Written request - Every line below should be copied exactly; drop the pictures.

Data extract -

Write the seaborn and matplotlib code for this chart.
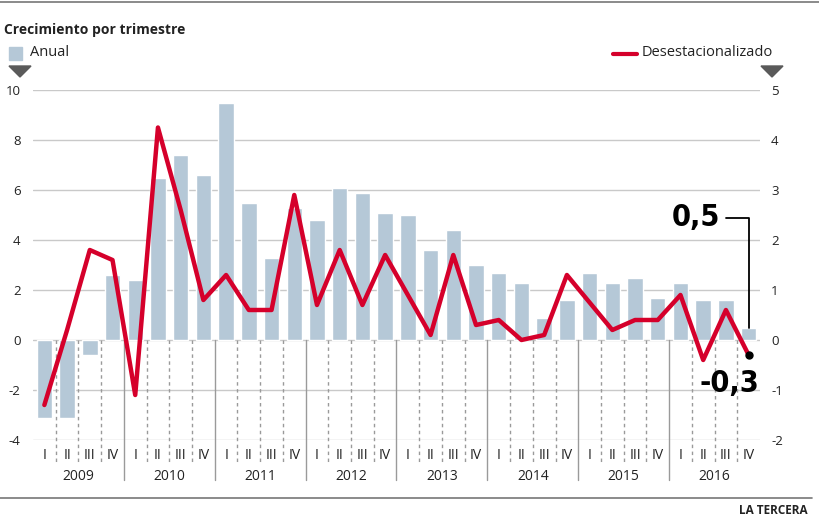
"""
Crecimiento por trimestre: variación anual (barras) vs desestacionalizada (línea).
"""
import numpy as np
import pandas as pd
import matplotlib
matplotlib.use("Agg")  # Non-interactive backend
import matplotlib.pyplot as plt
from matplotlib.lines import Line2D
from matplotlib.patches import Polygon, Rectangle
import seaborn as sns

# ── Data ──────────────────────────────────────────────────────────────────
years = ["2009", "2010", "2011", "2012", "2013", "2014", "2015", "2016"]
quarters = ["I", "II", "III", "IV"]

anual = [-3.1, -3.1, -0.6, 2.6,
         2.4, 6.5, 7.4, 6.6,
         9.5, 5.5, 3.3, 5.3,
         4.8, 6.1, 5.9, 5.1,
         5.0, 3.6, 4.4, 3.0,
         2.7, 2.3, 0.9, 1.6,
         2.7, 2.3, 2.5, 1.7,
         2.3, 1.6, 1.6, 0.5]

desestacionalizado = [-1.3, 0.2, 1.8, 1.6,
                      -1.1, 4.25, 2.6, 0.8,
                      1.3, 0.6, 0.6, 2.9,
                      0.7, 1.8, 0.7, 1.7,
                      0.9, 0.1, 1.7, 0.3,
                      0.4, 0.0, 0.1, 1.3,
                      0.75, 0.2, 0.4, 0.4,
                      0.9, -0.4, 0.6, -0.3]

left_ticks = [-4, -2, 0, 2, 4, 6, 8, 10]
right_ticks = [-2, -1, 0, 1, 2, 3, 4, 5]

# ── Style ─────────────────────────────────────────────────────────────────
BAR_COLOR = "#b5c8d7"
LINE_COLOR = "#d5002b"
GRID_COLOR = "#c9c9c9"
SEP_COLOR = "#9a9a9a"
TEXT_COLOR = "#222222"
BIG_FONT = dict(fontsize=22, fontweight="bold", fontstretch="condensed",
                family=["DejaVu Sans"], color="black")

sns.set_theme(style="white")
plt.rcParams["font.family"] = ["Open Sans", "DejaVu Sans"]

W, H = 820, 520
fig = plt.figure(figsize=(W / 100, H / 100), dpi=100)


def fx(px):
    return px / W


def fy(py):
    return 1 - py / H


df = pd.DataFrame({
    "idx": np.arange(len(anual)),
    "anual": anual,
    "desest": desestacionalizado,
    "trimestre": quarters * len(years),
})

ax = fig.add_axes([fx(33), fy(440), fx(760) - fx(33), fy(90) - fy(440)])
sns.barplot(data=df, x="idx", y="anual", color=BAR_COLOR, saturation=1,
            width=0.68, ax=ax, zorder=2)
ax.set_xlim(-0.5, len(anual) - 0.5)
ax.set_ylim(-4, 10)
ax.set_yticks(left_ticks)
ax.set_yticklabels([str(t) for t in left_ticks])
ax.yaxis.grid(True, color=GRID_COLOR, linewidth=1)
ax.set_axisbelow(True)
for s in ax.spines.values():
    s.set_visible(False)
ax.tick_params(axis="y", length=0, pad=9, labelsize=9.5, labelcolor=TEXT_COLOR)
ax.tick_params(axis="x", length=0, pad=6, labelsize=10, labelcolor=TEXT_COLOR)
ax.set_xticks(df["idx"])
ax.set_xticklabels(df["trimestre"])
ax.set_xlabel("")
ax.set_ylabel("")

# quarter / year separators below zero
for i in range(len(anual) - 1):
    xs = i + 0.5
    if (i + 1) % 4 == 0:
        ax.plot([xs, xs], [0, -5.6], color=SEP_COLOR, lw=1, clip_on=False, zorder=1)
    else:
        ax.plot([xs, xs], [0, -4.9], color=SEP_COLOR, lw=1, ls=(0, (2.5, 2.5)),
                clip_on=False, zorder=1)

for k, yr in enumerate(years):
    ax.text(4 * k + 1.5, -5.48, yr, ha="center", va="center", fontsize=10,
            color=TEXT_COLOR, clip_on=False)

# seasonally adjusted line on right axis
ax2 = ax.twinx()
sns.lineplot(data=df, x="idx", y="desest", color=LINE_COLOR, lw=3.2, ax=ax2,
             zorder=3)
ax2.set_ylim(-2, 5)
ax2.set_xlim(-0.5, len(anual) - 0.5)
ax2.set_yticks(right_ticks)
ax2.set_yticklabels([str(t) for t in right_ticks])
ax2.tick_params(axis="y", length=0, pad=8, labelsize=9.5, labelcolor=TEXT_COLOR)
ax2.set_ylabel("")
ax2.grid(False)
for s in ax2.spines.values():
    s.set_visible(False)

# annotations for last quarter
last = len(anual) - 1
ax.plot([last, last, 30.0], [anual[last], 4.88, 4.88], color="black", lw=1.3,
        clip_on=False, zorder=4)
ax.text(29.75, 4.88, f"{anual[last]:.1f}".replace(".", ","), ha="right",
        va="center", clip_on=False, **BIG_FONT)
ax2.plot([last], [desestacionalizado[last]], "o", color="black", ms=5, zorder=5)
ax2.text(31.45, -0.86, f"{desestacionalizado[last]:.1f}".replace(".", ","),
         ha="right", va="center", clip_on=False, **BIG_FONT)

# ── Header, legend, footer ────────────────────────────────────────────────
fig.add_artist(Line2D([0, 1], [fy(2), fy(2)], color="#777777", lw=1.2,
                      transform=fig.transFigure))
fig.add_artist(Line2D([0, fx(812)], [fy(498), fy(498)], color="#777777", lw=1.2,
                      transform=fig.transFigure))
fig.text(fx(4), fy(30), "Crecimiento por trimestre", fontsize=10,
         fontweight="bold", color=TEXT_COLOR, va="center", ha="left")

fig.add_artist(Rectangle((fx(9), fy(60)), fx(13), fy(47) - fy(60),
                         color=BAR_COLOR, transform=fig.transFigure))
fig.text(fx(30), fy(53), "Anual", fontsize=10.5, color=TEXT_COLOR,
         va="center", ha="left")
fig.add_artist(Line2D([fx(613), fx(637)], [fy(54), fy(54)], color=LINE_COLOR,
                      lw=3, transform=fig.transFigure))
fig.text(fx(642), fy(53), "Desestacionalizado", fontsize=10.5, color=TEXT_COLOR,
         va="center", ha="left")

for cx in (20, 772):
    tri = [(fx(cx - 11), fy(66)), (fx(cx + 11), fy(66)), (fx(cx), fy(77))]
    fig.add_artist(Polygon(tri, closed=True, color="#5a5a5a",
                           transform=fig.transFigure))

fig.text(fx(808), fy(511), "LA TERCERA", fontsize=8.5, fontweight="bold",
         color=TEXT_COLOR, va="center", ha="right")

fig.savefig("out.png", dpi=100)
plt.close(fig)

Completed exercise -
Write the seaborn and matplotlib code for this chart.
"""
Crecimiento por trimestre: variación anual (barras) vs desestacionalizada (línea).
"""
import numpy as np
import pandas as pd
import matplotlib
matplotlib.use("Agg")  # Non-interactive backend
import matplotlib.pyplot as plt
from matplotlib.lines import Line2D
from matplotlib.patches import Polygon, Rectangle
import seaborn as sns

# ── Data ──────────────────────────────────────────────────────────────────
years = ["2009", "2010", "2011", "2012", "2013", "2014", "2015", "2016"]
quarters = ["I", "II", "III", "IV"]

anual = [-3.1, -3.1, -0.6, 2.6,
         2.4, 6.5, 7.4, 6.6,
         9.5, 5.5, 3.3, 5.3,
         4.8, 6.1, 5.9, 5.1,
         5.0, 3.6, 4.4, 3.0,
         2.7, 2.3, 0.9, 1.6,
         2.7, 2.3, 2.5, 1.7,
         2.3, 1.6, 1.6, 0.5]

desestacionalizado = [-1.3, 0.2, 1.8, 1.6,
                      -1.1, 4.25, 2.6, 0.8,
                      1.3, 0.6, 0.6, 2.9,
                      0.7, 1.8, 0.7, 1.7,
                      0.9, 0.1, 1.7, 0.3,
                      0.4, 0.0, 0.1, 1.3,
                      0.75, 0.2, 0.4, 0.4,
                      0.9, -0.4, 0.6, -0.3]

left_ticks = [-4, -2, 0, 2, 4, 6, 8, 10]
right_ticks = [-2, -1, 0, 1, 2, 3, 4, 5]

# ── Style ─────────────────────────────────────────────────────────────────
BAR_COLOR = "#b5c8d7"
LINE_COLOR = "#d5002b"
GRID_COLOR = "#c9c9c9"
SEP_COLOR = "#9a9a9a"
TEXT_COLOR = "#222222"
BIG_FONT = dict(fontsize=22, fontweight="bold", fontstretch="condensed",
                family=["DejaVu Sans"], color="black")

sns.set_theme(style="white")
plt.rcParams["font.family"] = ["Open Sans", "DejaVu Sans"]

W, H = 820, 520
fig = plt.figure(figsize=(W / 100, H / 100), dpi=100)


def fx(px):
    return px / W


def fy(py):
    return 1 - py / H


df = pd.DataFrame({
    "idx": np.arange(len(anual)),
    "anual": anual,
    "desest": desestacionalizado,
    "trimestre": quarters * len(years),
})

ax = fig.add_axes([fx(33), fy(440), fx(760) - fx(33), fy(90) - fy(440)])
sns.barplot(data=df, x="idx", y="anual", color=BAR_COLOR, saturation=1,
            width=0.68, ax=ax, zorder=2)
ax.set_xlim(-0.5, len(anual) - 0.5)
ax.set_ylim(-4, 10)
ax.set_yticks(left_ticks)
ax.set_yticklabels([str(t) for t in left_ticks])
ax.yaxis.grid(True, color=GRID_COLOR, linewidth=1)
ax.set_axisbelow(True)
for s in ax.spines.values():
    s.set_visible(False)
ax.tick_params(axis="y", length=0, pad=9, labelsize=9.5, labelcolor=TEXT_COLOR)
ax.tick_params(axis="x", length=0, pad=6, labelsize=10, labelcolor=TEXT_COLOR)
ax.set_xticks(df["idx"])
ax.set_xticklabels(df["trimestre"])
ax.set_xlabel("")
ax.set_ylabel("")

# quarter / year separators below zero
for i in range(len(anual) - 1):
    xs = i + 0.5
    if (i + 1) % 4 == 0:
        ax.plot([xs, xs], [0, -5.6], color=SEP_COLOR, lw=1, clip_on=False, zorder=1)
    else:
        ax.plot([xs, xs], [0, -4.9], color=SEP_COLOR, lw=1, ls=(0, (2.5, 2.5)),
                clip_on=False, zorder=1)

for k, yr in enumerate(years):
    ax.text(4 * k + 1.5, -5.48, yr, ha="center", va="center", fontsize=10,
            color=TEXT_COLOR, clip_on=False)

# seasonally adjusted line on right axis
ax2 = ax.twinx()
sns.lineplot(data=df, x="idx", y="desest", color=LINE_COLOR, lw=3.2, ax=ax2,
             zorder=3)
ax2.set_ylim(-2, 5)
ax2.set_xlim(-0.5, len(anual) - 0.5)
ax2.set_yticks(right_ticks)
ax2.set_yticklabels([str(t) for t in right_ticks])
ax2.tick_params(axis="y", length=0, pad=8, labelsize=9.5, labelcolor=TEXT_COLOR)
ax2.set_ylabel("")
ax2.grid(False)
for s in ax2.spines.values():
    s.set_visible(False)

# annotations for last quarter
last = len(anual) - 1
ax.plot([last, last, 30.0], [anual[last], 4.88, 4.88], color="black", lw=1.3,
        clip_on=False, zorder=4)
ax.text(29.75, 4.88, f"{anual[last]:.1f}".replace(".", ","), ha="right",
        va="center", clip_on=False, **BIG_FONT)
ax2.plot([last], [desestacionalizado[last]], "o", color="black", ms=5, zorder=5)
ax2.text(31.45, -0.86, f"{desestacionalizado[last]:.1f}".replace(".", ","),
         ha="right", va="center", clip_on=False, **BIG_FONT)

# ── Header, legend, footer ────────────────────────────────────────────────
fig.add_artist(Line2D([0, 1], [fy(2), fy(2)], color="#777777", lw=1.2,
                      transform=fig.transFigure))
fig.add_artist(Line2D([0, fx(812)], [fy(498), fy(498)], color="#777777", lw=1.2,
                      transform=fig.transFigure))
fig.text(fx(4), fy(30), "Crecimiento por trimestre", fontsize=10,
         fontweight="bold", color=TEXT_COLOR, va="center", ha="left")

fig.add_artist(Rectangle((fx(9), fy(60)), fx(13), fy(47) - fy(60),
                         color=BAR_COLOR, transform=fig.transFigure))
fig.text(fx(30), fy(53), "Anual", fontsize=10.5, color=TEXT_COLOR,
         va="center", ha="left")
fig.add_artist(Line2D([fx(613), fx(637)], [fy(54), fy(54)], color=LINE_COLOR,
                      lw=3, transform=fig.transFigure))
fig.text(fx(642), fy(53), "Desestacionalizado", fontsize=10.5, color=TEXT_COLOR,
         va="center", ha="left")

for cx in (20, 772):
    tri = [(fx(cx - 11), fy(66)), (fx(cx + 11), fy(66)), (fx(cx), fy(77))]
    fig.add_artist(Polygon(tri, closed=True, color="#5a5a5a",
                           transform=fig.transFigure))

fig.text(fx(808), fy(511), "LA TERCERA", fontsize=8.5, fontweight="bold",
         color=TEXT_COLOR, va="center", ha="right")

fig.savefig("out.png", dpi=100)
plt.close(fig)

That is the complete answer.